If you deploy a source connector with more than one task, then each task is going to have its own instance of the task components. Because the dataflow in the SourceTask is responsible for fetching the data, rather than the source data store providing the data to the SourceTask, it is not always possible to start a connector with more than one task.
For example, starting a JDBC Source connector, which is a Stateless NiFi-based connector, with two tasks would mean that two instances of the dataflow are running in parallel. Both are fetching data from the same table of the same database. These two tasks would be delivering the messages to the same Kafka topic. However, the two dataflow instances running in parallel would have no way of knowing whether a certain record was already been fetched by the other instance. This results in the same piece of data appearing in multiple Kafka messages.
Because of this, there are a number of limitations that you must keep in mind when using the Stateless NiFi Source connectors. These limitations apply when you are running a custom dataflow with a Stateless NiFi Source connector, as well when running any of the Stateless NiFi-based source connectors that Cloudera develops.
- Listen-type connectors
- A listen-type connector consists of a NiFi dataflow in which the first processor is a
ListenX processor. Listen-type processors start a server with one or more background threads,
listening on a defined network port. Stateless NiFi-based connectors of this category are:
- HTTP Source
- Syslog TCP Source
- Syslog UDP Source
For example, the HTTP Source connector’s flow uses a ListenHTTP NiFi processor to start an HTTP server listening on a configured port. Deploying this connector with two tasks would mean that two ListenHTTP processors are running simultaneously, both listening on the same network port. Since there is no user-defined mapping between tasks and Kafka Connect workers, it is possible that these two instances get deployed to the same worker. This means that two HTTP servers would be listening on the same port on the same cluster node. This results in port collision. To avoid issues like this, you must ensure that listen-type connectors are always deployed with exactly one task.

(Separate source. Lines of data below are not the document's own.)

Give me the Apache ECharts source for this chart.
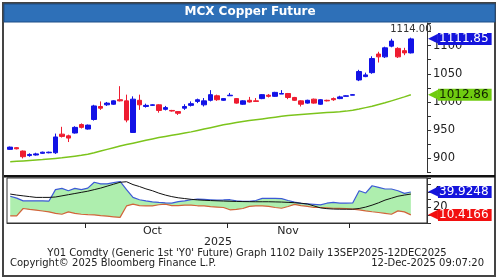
<!DOCTYPE html>
<html>
<head>
<meta charset="utf-8">
<script src="https://cdn.jsdelivr.net/npm/echarts@6/dist/echarts.min.js"></script>
<style>
  html, body { margin: 0; padding: 0; background: #fff; }
  #chart { width: 500px; height: 280px; }
</style>
</head>
<body>
<div id="chart"></div>
<script>
// trading days 15 Sep - 12 Dec 2025 (MM-DD)
const dates = [
  '09-15', '09-16', '09-17', '09-18', '09-19', '09-22', '09-23', '09-24', '09-25', '09-26', '09-29', '09-30',
  '10-01', '10-03', '10-06', '10-07', '10-08', '10-09', '10-10', '10-13', '10-14', '10-15', '10-16', '10-17',
  '10-20', '10-21', '10-22', '10-23', '10-24', '10-27', '10-28', '10-29', '10-30', '10-31',
  '11-03', '11-04', '11-06', '11-07', '11-10', '11-11', '11-12', '11-13', '11-14', '11-17', '11-18', '11-19',
  '11-20', '11-21', '11-24', '11-25', '11-26', '11-27', '11-28',
  '12-01', '12-02', '12-03', '12-04', '12-05', '12-08', '12-09', '12-10', '12-11', '12-12'
]

const open = [
  916, 919, 913, 905, 906, 909, 910, 910, 943, 940, 945, 960, 952, 969, 992, 995, 996, 1004, 1002, 946,
  1003, 992, 994, 995, 987, 985, 983, 989, 994, 1001, 995, 1003, 1011, 1003, 1011, 1006, 996, 1003, 1002, 1006,
  1012, 1010, 1014, 1015, 1008, 1002, 998, 1005, 996, 1003, 1006, 1006, 1010, 1012, 1039, 1045, 1052, 1085, 1080, 1099,
  1095, 1091, 1087
]
const close = [
  920, 917, 903, 907, 908, 911, 911, 938, 939, 936, 955, 955, 959, 993, 989, 998, 1002, 1002, 968, 1005,
  995, 994, 995, 985, 990, 984, 980, 992, 997, 1004, 1002, 1013, 1004, 1006, 1012, 998, 1002, 1000, 1001, 1013,
  1010, 1017, 1015, 1008, 1003, 996, 1003, 998, 1004, 1002, 1004, 1009, 1011, 1013, 1054, 1048, 1077, 1080, 1096, 1108,
  1080, 1087, 1111.85
]
const low = [
  915, 916, 900, 903, 905, 908, 909, 908, 937, 929, 944, 953, 951, 967, 986, 993, 995, 1001, 964, 945,
  986, 990, 993, 981, 985, 983, 977, 986, 992, 998, 992, 1001, 1002, 1002, 1011, 997, 995, 999, 1001, 1005,
  1008, 1009, 1014, 1005, 1002, 992, 997, 997, 995, 1001, 1002, 1005, 1010, 1012, 1037, 1044, 1050, 1070, 1078, 1097,
  1078, 1083, 1086
]
const high = [
  921, 920, 914, 909, 910, 912, 912, 944, 956, 942, 957, 962, 960, 995, 1001, 1000, 1003, 1028, 1013, 1010,
  1013, 997, 996, 996, 993, 986, 984, 996, 1001, 1006, 1007, 1021, 1013, 1007, 1016, 1007, 1003, 1009, 1007, 1014,
  1014, 1018, 1021, 1016, 1009, 1003, 1004, 1006, 1005, 1004, 1008, 1011, 1012, 1014, 1057, 1052, 1081, 1089, 1098, 1112,
  1097, 1096, 1114
]

// long moving average (green)
const movingAvg = [
  894, 894.8, 895.6, 896.4, 897.2, 898, 899, 900, 901, 902.5, 904, 905.5, 907.5, 910, 913, 916, 919, 922, 924.5, 927,
  929.5, 932, 934.5, 937, 939, 941, 943, 945, 947, 949.5, 952, 954.5, 957, 959.5, 961.5, 963.5, 965.5, 967, 968.5, 970,
  971.5, 973, 974.5, 976, 977, 978, 978.8, 979.6, 980.4, 981.2, 982, 982.8, 983.8, 985.5, 987.5, 990, 992.5, 995.5, 998.5, 1002,
  1005.5, 1009, 1012.86
]

// lower study panel
const diPlus = [
  34.5, 32, 28.5, 28.6, 28.6, 28.6, 28.3, 43, 44.7, 41.6, 44.7, 43, 45, 52.5, 50.5, 50.5, 52, 53.5, 43, 33,
  30, 28.5, 27.3, 26.5, 26, 25.6, 27.5, 28.5, 30, 30.8, 30.5, 30, 29.5, 29.7, 30, 28.5, 27.8, 27.8, 29, 31.7,
  31.7, 31.7, 31.5, 29, 27, 25.2, 24.6, 24, 23.4, 25.5, 26.5, 25.6, 25.6, 25.8, 41.6, 38.6, 48, 46, 43.8, 43.8,
  41.6, 38.2, 39.9248
]
const diMinus = [
  9.1, 9.1, 18.7, 17.5, 16.5, 15.5, 14.3, 12.5, 11.3, 14.3, 12.5, 11.3, 10.8, 10.4, 9.5, 8.8, 8, 7.2, 22, 24.3,
  22.5, 22, 22, 23.5, 24.3, 22.5, 22.5, 23, 23, 22.2, 22, 21, 20.5, 20, 17, 17.5, 18.7, 21.5, 22, 22,
  21.5, 20, 19, 21.3, 24, 22.5, 21.5, 20, 20, 19.5, 19, 18.8, 18.5, 17.8, 17, 15.6, 14.5, 13.5, 12.5, 11.3,
  15.6, 14.3, 10.4166
]
const adx = [
  37.3, 36, 35, 34, 33, 33, 33, 33.5, 35, 36.5, 38, 39.5, 41, 43, 45, 47.5, 50, 52.5, 53.2, 49.5,
  47, 44, 41.6, 38.5, 36, 34, 32.5, 31.5, 30.5, 29.8, 29.3, 28.9, 28.6, 28.3, 28, 27.8, 27.6, 27.5, 27.4, 27.4,
  27.4, 27.2, 27, 26.6, 26.2, 25.5, 24.5, 22, 19.5, 18.5, 18, 17.8, 17.8, 17.8, 18.7, 20.5, 23, 26, 29.5, 32,
  34.5, 36, 37.3
]

const monthNames = { '09': 'Sep', '10': 'Oct', '11': 'Nov', '12': 'Dec' }
const labelledMonths = ['10', '11']
const yearLabel = '2025'

const FONT = '"DejaVu Sans", Verdana, sans-serif'
const TEXT = '#222'

// month boundaries get a tick ('-' elsewhere), full months get a centred label
const monthTickData = dates.map((d, i) =>
  i > 0 && d.slice(0, 2) !== dates[i - 1].slice(0, 2) ? 0 : '-'
)
const labelIdx = {}
labelledMonths.forEach((m) => {
  const idx = dates.map((d, i) => (d.startsWith(m) ? i : -1)).filter((i) => i >= 0)
  labelIdx[idx[Math.floor((idx.length - 1) / 2)]] = monthNames[m]
})

const last = dates.length - 1
const candleData = dates.map((_, i) => [open[i], close[i], low[i], high[i]])
const bandData = diPlus.map((v, i) => +(v - diMinus[i]).toFixed(4))

function valueTag(value, bg, fg) {
  return {
    silent: true,
    symbol: 'none',
    animation: false,
    z: 10,
    lineStyle: { color: 'rgba(0,0,0,0)', width: 0 },
    emphasis: { disabled: true },
    label: {
      show: true,
      position: 'end',
      distance: 1,
      formatter: '{a|◀}{b|' + value + '}',
      rich: {
        a: { color: bg, fontSize: 13, fontFamily: FONT, lineHeight: 14 },
        b: {
          backgroundColor: bg,
          color: fg,
          fontSize: 12,
          fontFamily: FONT,
          lineHeight: 14,
          padding: [0, 3, 0, 1],
        },
      },
    },
    data: [{ yAxis: value }],
  }
}

const chart = echarts.init(document.getElementById('chart'))

const option = {
  animation: false,
  title: {
    text: 'MCX Copper Future',
    left: 'center',
    top: 6,
    padding: 0,
    textStyle: { color: '#fff', fontSize: 12, fontWeight: 'bold', fontFamily: FONT },
  },
  graphic: [
    {
      type: 'rect',
      z: -1,
      shape: { x: 3, y: 3, width: 492, height: 273 },
      style: { fill: 'none', stroke: '#444', lineWidth: 2 },
    },
    {
      type: 'rect',
      z: -1,
      shape: { x: 4, y: 4, width: 491, height: 18 },
      style: { fill: '#2e70b8', stroke: '#1d4f88', lineWidth: 1 },
    },
    {
      type: 'rect',
      shape: { x: 4, y: 175, width: 491, height: 2.5 },
      style: { fill: '#111' },
    },
    {
      type: 'text',
      x: 218, y: 242,
      style: { text: yearLabel, fill: TEXT, font: '11px ' + FONT, textAlign: 'center', textVerticalAlign: 'middle' },
    },
    {
      type: 'text',
      x: 247, y: 253,
      style: {
        text: "Y01 Comdty (Generic 1st 'Y0' Future) Graph 1102 Daily 13SEP2025-12DEC2025",
        fill: TEXT, font: '10px ' + FONT, textAlign: 'center', textVerticalAlign: 'middle',
      },
    },
    {
      type: 'text',
      x: 10, y: 263.5,
      style: {
        text: 'Copyright\u00a9 2025 Bloomberg Finance L.P.',
        fill: TEXT, font: '10px ' + FONT, textAlign: 'left', textVerticalAlign: 'middle',
      },
    },
    {
      type: 'text',
      x: 484, y: 263.5,
      style: {
        text: '12-Dec-2025 09:07:20',
        fill: TEXT, font: '10px ' + FONT, textAlign: 'right', textVerticalAlign: 'middle',
      },
    },
  ],
  grid: [
    { left: 7, right: 73, top: 23, height: 149.5 },
    { left: 7, right: 73, top: 178, height: 45, show: true, borderColor: '#333', borderWidth: 1 },
  ],
  xAxis: [
    {
      type: 'category',
      gridIndex: 0,
      data: dates,
      max: dates.length + 1,
      axisLine: { show: false },
      axisTick: { show: false },
      axisLabel: { show: false },
      splitLine: { show: false },
    },
    {
      type: 'category',
      gridIndex: 1,
      data: dates,
      max: dates.length + 1,
      axisLine: { show: true, lineStyle: { color: '#333' } },
      axisTick: { show: false },
      axisLabel: {
        show: true,
        interval: (i) => i in labelIdx,
        formatter: (v, i) => labelIdx[i] || '',
        margin: 3,
        color: TEXT,
        fontSize: 11,
        fontFamily: FONT,
      },
      splitLine: { show: false },
    },
  ],
  yAxis: [
    {
      type: 'value',
      gridIndex: 0,
      position: 'right',
      min: 875,
      max: 1140,
      interval: 25,
      axisLine: { show: true, lineStyle: { color: '#333' } },
      axisTick: { show: true, length: 4, lineStyle: { color: '#333' } },
      axisLabel: {
        formatter: (v) => (v % 50 === 0 ? String(v) : ''),
        margin: 6,
        color: TEXT,
        fontSize: 11.5,
        fontFamily: FONT,
      },
      splitLine: { show: false },
    },
    {
      type: 'value',
      gridIndex: 1,
      position: 'right',
      min: 0,
      max: 58,
      interval: 10,
      axisLine: { show: true, lineStyle: { color: '#333' } },
      axisTick: { show: true, length: 4, lineStyle: { color: '#333' } },
      axisLabel: {
        formatter: (v) => (v === 20 || v === 40 ? String(v) : ''),
        margin: 6,
        color: TEXT,
        fontSize: 11.5,
        fontFamily: FONT,
      },
      splitLine: { show: false },
    },
  ],
  series: [
    {
      name: 'Price',
      type: 'candlestick',
      xAxisIndex: 0,
      yAxisIndex: 0,
      data: candleData,
      barWidth: 5,
      itemStyle: {
        color: '#1212e6',
        color0: '#ee1c30',
        borderColor: '#1212e6',
        borderColor0: '#ee1c30',
        borderWidth: 1,
      },
      markPoint: {
        silent: true,
        symbol: 'circle',
        symbolSize: 0,
        z: 1,
        label: {
          show: true,
          position: 'top',
          distance: 3,
          formatter: Math.max(...high).toFixed(2),
          color: '#333',
          fontSize: 10,
          fontFamily: FONT,
        },
        data: [{ coord: [last, Math.max(...high)] }],
      },
      markLine: valueTag(close[last], '#1414dc', '#fff'),
    },
    {
      name: 'MA',
      type: 'line',
      xAxisIndex: 0,
      yAxisIndex: 0,
      data: movingAvg,
      symbol: 'none',
      lineStyle: { color: '#7cc41c', width: 1.5 },
      markLine: valueTag(movingAvg[last], '#6fcb10', '#102000'),
    },
    {
      name: 'base',
      type: 'line',
      xAxisIndex: 1,
      yAxisIndex: 1,
      stack: 'band',
      stackStrategy: 'all',
      data: diMinus,
      symbol: 'none',
      lineStyle: { opacity: 0 },
      silent: true,
    },
    {
      name: 'band',
      type: 'line',
      xAxisIndex: 1,
      yAxisIndex: 1,
      stack: 'band',
      stackStrategy: 'all',
      data: bandData,
      symbol: 'none',
      lineStyle: { opacity: 0 },
      areaStyle: { color: '#aeeeae', opacity: 1 },
      silent: true,
    },
    {
      name: 'DMI-',
      type: 'line',
      xAxisIndex: 1,
      yAxisIndex: 1,
      data: diMinus,
      symbol: 'none',
      lineStyle: { color: '#d2643a', width: 1.2 },
      markLine: valueTag(diMinus[last], '#f21010', '#fff'),
    },
    {
      name: 'DMI+',
      type: 'line',
      xAxisIndex: 1,
      yAxisIndex: 1,
      data: diPlus,
      symbol: 'none',
      lineStyle: { color: '#3d5ad6', width: 1.2 },
      markLine: valueTag(diPlus[last], '#1414dc', '#fff'),
    },
    {
      name: 'ADX',
      type: 'line',
      xAxisIndex: 1,
      yAxisIndex: 1,
      data: adx,
      symbol: 'none',
      lineStyle: { color: '#111', width: 1 },
    },
    {
      // month boundary ticks under the study panel
      name: 'monthTicks',
      type: 'custom',
      xAxisIndex: 1,
      yAxisIndex: 1,
      silent: true,
      clip: false,
      data: monthTickData,
      renderItem: (params, api) => {
        const v = api.value(1)
        if (v === '-' || v == null || isNaN(v)) return null
        const p = api.coord([api.value(0), v])
        const band = api.size([1, 0])[0]
        const x = Math.round(p[0] - band / 2) + 0.5
        return {
          type: 'line',
          shape: { x1: x, y1: p[1], x2: x, y2: p[1] + 5 },
          style: { stroke: '#222', lineWidth: 1 },
        }
      },
    },
  ],
}

chart.setOption(option)
</script>
</body>
</html>
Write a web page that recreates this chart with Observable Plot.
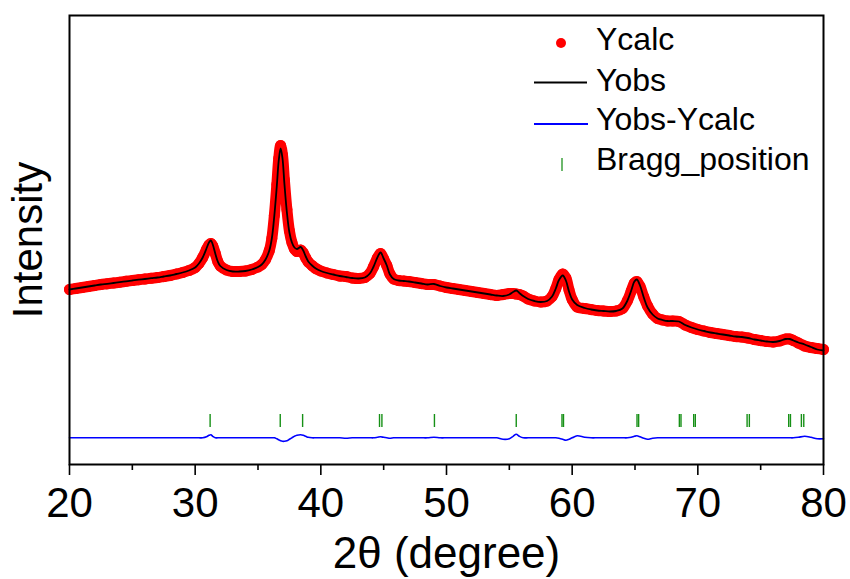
<!DOCTYPE html>
<html><head><meta charset="utf-8">
<script src="https://cdn.jsdelivr.net/npm/d3@7"></script>
<script src="https://cdn.jsdelivr.net/npm/@observablehq/plot@0.6"></script>
<style>body{margin:0;background:#fff} #chart{width:850px;height:579px}</style>
</head><body><div id="chart"></div>
<script>
// 2θ grid (degrees)
const twoTheta = [
  20,20.5,21,21.5,22,22.5,23,23.5,24,24.5,
  25,25.5,26,26.5,27,27.5,28,28.5,29,29.5,
  30,30.3,30.6,30.9,31.1,31.25,31.4,31.6,31.8,32,
  32.5,33,33.5,34,34.5,35,35.3,35.6,35.9,36.1,
  36.3,36.5,36.65,36.8,36.95,37.1,37.3,37.5,37.7,37.9,
  38.1,38.4,38.6,38.8,39,39.3,39.6,40,40.5,41,
  41.5,42,42.5,43,43.5,43.9,44.2,44.5,44.75,45,
  45.25,45.5,45.8,46.2,46.6,47,47.5,48,48.5,49,
  49.5,50,50.5,51,51.5,52,52.5,53,53.5,54,
  54.5,55,55.3,55.55,55.8,56.1,56.5,57,57.5,58,
  58.4,58.7,58.95,59.25,59.5,59.75,60,60.4,61,61.5,
  62,62.5,63,63.5,64,64.4,64.7,64.95,65.15,65.4,
  65.7,66,66.4,66.8,67.2,67.6,68,68.5,69,69.5,
  70,70.5,71,71.5,72,72.5,73,73.5,74,74.5,
  75,75.5,76,76.5,77,77.3,77.6,78,78.5,79,
  79.5,80
];
// observed intensity (a.u.)
const yobs = [
  1750,1760,1770,1780,1790,1800,1807,1815,1823,1832,
  1840,1848,1855,1863,1870,1880,1890,1905,1920,1940,
  1970,2010,2070,2160,2220,2240,2200,2110,2030,1985,
  1945,1930,1930,1935,1950,1975,2000,2050,2140,2260,
  2490,2790,3040,3160,3060,2810,2520,2320,2220,2170,
  2155,2175,2140,2080,2030,1990,1960,1935,1915,1900,
  1885,1875,1865,1860,1870,1910,1980,2070,2120,2060,
  1990,1900,1855,1840,1835,1830,1820,1810,1800,1805,
  1785,1770,1760,1750,1740,1730,1720,1710,1700,1690,
  1685,1700,1725,1740,1715,1685,1655,1635,1625,1635,
  1680,1760,1845,1890,1840,1730,1650,1595,1565,1550,
  1540,1535,1530,1535,1560,1640,1740,1830,1850,1790,
  1670,1570,1500,1460,1445,1435,1435,1430,1395,1370,
  1350,1335,1320,1310,1300,1290,1280,1275,1265,1250,
  1240,1230,1225,1235,1255,1255,1240,1220,1200,1175,
  1150,1140
];
// difference Yobs - Ycalc (a.u.)
const diff = [
  0,0,0,0,0,0,0,0,0,0,
  0,0,0,0,0,0,0,0,0,0,
  0,0,0,10,25,30,15,0,0,0,
  0,0,0,0,0,0,0,0,0,0,
  0,-10,-20,-30,-35,-35,-30,-15,0,15,
  25,30,25,15,5,0,0,0,0,0,
  0,-5,0,0,0,0,0,5,10,5,
  0,-5,0,0,0,0,0,0,0,5,
  0,0,0,0,0,0,0,0,0,0,
  -15,-10,15,35,15,0,0,0,0,0,
  0,0,-5,-15,-25,-15,0,20,5,0,
  0,0,0,0,0,0,5,15,20,10,
  -5,-15,-5,0,0,0,0,0,0,0,
  0,0,0,0,0,0,0,0,0,0,
  0,0,0,0,0,0,0,5,15,5,
  -10,-10
];
// Bragg reflection positions (2θ)
const braggPositions = [31.19,36.77,38.55,44.67,44.86,49.04,55.55,59.19,59.31,65.16,65.29,68.53,68.66,69.67,69.8,73.92,74.1,77.23,77.37,78.24,78.43];
const xTicks = [20,30,40,50,60,70,80];
const xMinorTicks = [25,35,45,55,65,75];
const legendLabels = ["Ycalc","Yobs","Yobs-Ycalc","Bragg_position"];
const xLabel = "2θ (degree)";
const yLabel = "Intensity";

const FONT = '"Liberation Sans", Arial, Helvetica, sans-serif';
const DIFF_OFFSET = 267;
const BRAGG_Y1 = 370, BRAGG_Y2 = 500;

const obs = twoTheta.map((x, i) => ({x, y: yobs[i]}));
const calc = twoTheta.map((x, i) => ({x, y: yobs[i] - diff[i]}));
const dif = twoTheta.map((x, i) => ({x, y: diff[i] + DIFF_OFFSET}));

const plot = Plot.plot({
  width: 850, height: 579,
  marginLeft: 69, marginRight: 27, marginTop: 15, marginBottom: 115,
  style: {fontFamily: FONT, background: "#fff", overflow: "visible", color: "#000"},
  x: {domain: [20, 80]},
  y: {domain: [0, 4490], axis: null},
  marks: [
    Plot.axisX({ticks: xMinorTicks, tickSize: 6, text: null, label: null, strokeWidth: 1.6}),
    Plot.axisX({ticks: xTicks, tickSize: 11, tickPadding: 12, fontSize: 42, label: null, strokeWidth: 1.6, tickFormat: d => String(d)}),
    Plot.ruleX(braggPositions, {x: d => d, y1: BRAGG_Y1, y2: BRAGG_Y2, stroke: "#169016", strokeWidth: 1.4}),
    Plot.line(dif, {x: "x", y: "y", stroke: "#0000ff", strokeWidth: 1.6, curve: "catmull-rom"}),
    // Ycalc: dense red dots rendered as a band plus the dots themselves
    Plot.line(calc, {x: "x", y: "y", stroke: "#ff0000", strokeWidth: 11, curve: "catmull-rom", strokeLinejoin: "round", strokeLinecap: "round"}),
    Plot.dot(calc, {x: "x", y: "y", r: 5.5, fill: "#ff0000"}),
    Plot.line(obs, {x: "x", y: "y", stroke: "#000", strokeWidth: 1.8, curve: "catmull-rom"}),
    Plot.frame({stroke: "#000", strokeWidth: 2}),
    Plot.text([xLabel], {text: d => d, frameAnchor: "bottom", dy: 89, textAnchor: "middle", lineAnchor: "middle", fontSize: 44, fill: "#000"}),
    Plot.text([yLabel], {text: d => d, frameAnchor: "left", dx: -41, rotate: -90, textAnchor: "middle", lineAnchor: "middle", fontSize: 42, fill: "#000"})
  ]
});
document.getElementById("chart").appendChild(plot);

// legend (inside the frame, top right)
const svg = d3.select(plot);
const lg = svg.append("g").attr("font-family", FONT).attr("font-size", 32).attr("fill", "#000").attr("text-anchor", "start");
lg.append("circle").attr("cx", 561).attr("cy", 43).attr("r", 5).attr("fill", "#ff0000");
lg.append("line").attr("x1", 534).attr("x2", 587).attr("y1", 82.5).attr("y2", 82.5).attr("stroke", "#000").attr("stroke-width", 2);
lg.append("line").attr("x1", 534).attr("x2", 588).attr("y1", 124).attr("y2", 124).attr("stroke", "#0000ff").attr("stroke-width", 2);
lg.append("line").attr("x1", 562).attr("x2", 562).attr("y1", 158).attr("y2", 171).attr("stroke", "#2e9a2e").attr("stroke-width", 1.4);
const baselines = [50, 90.5, 130, 170];
legendLabels.forEach((t, i) => lg.append("text").attr("x", 596).attr("y", baselines[i]).attr("text-anchor", "start").text(t));
</script>
</body></html>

- Primary node only connectors
- Connectors in this category are connectors that use a dataflow with a NiFi processor that
is configured to run on the primary node only if the flow was running on a regular NiFi
cluster. For example, the QueryDatabaseTableRecord processor is a processor that is intended
to run on primary nodes only. This processor is used in the JDBC Source connector. Stateless
NiFi-based connectors of this category are:
-
JDBC Source
-
SFTP Source
For these connectors, the configured value of the
tasks.max
property is ignored. The connector is always started with exactly one task. -
- All other connectors
- Connectors in this category are connectors that are neither listen-type or primary node
only. Stateless NiFi-based connectors of this category are:
-
JMS Source
-
MQTT Source
There is no limitation to the number of tasks for these connectors. In the case of these connectors, it is the responsibility of the source data store system to make sure that one piece of data is only given to one of the connector’s tasks
-
Sink Connectors
- Kafka Consumer
The consumer is responsible for fetching the messages from the Kafka topics and delivering them to the converter.
- SMT Chain
The Single Message Transforms (SMT) chain can modify and filter the data on a single message basis.
- Converter
The converter is responsible for converting Kafka message keys and values with a configured conversion mechanism. However, Stateless NiFi connectors currently only use keys of string type and values of byte array type. As a result, the converter does not perform any meaningful conversion.
- SinkTask
In Stateless NiFi connectors, the SinkTask is responsible for executing one instance of the connector's dataflow.
If you deploy a sink connector with more than one task, each task is going to have its own instance of the four task components.
With sink connectors, there is no limitation to using more than one task for a connector. When a connector is started with multiple tasks, each task has its own Kafka consumer, but these consumers belong to the same Kafka consumer group. Kafka makes sure that a message fetched by one consumer is not given to another consumer within the same consumer group.
There is no user-defined mapping between tasks and Kafka Connect workers, meaning that once deployed, the tasks of a connector may or may not be executed on the same worker.